But censorship is alive and well, folks, make no mistake about it. I have seen it rear it ugly head several times in the past few weeks. I watched as educators show their head at even the mention of the book GEORGE going into a library. I had several educators cringe at the idea of "those" books. Mind you, these teachers were unaware that I was watching their reactions while others spoke about windows and mirrors and doors.
I talked about these same issues in several workshops over the last couple of weeks, too. There were not too many window and mirror and door books for me growing up. It might have been easier being the child of divorced parents in a Catholic community if there had been a Dear Mr. Henshaw. And who knows what I might have elected to study were there not books beyond Nancy Drew and Cherry Ames for career models (I did toy with nursing and detective work for a short time, I think). There were no books about the temptations of teenaged life. Most of the books I read as a teen were not YA (it really did not exist in my neighborhood or school which did not have a library).

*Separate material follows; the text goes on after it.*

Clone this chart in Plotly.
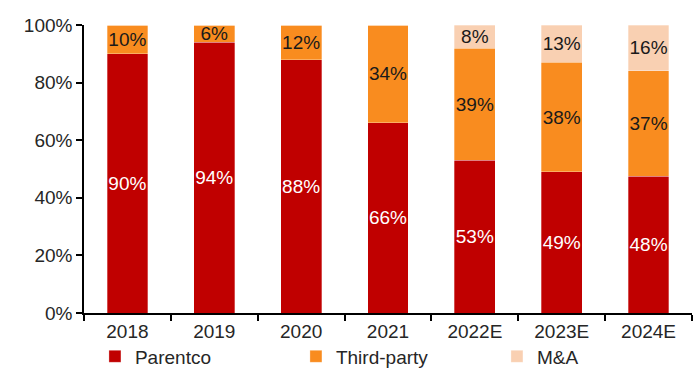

The former residents of the back bedroom had all manner of door and window and mirror books growing up as well as a delivery system (me) that did not censor or limit what they could read. The idea that one parent or a handful of community members might enforce their will on my kids is anathema. And that is what censors do not get. Go ahead and limit the books (and movies and TV shows and music, too) for your OWN kids. But leave those books alone so that other kids might access them.
So, thanks commissioners, for having the wisdom to see the need for books that are mirrors and windows and doors for all kids.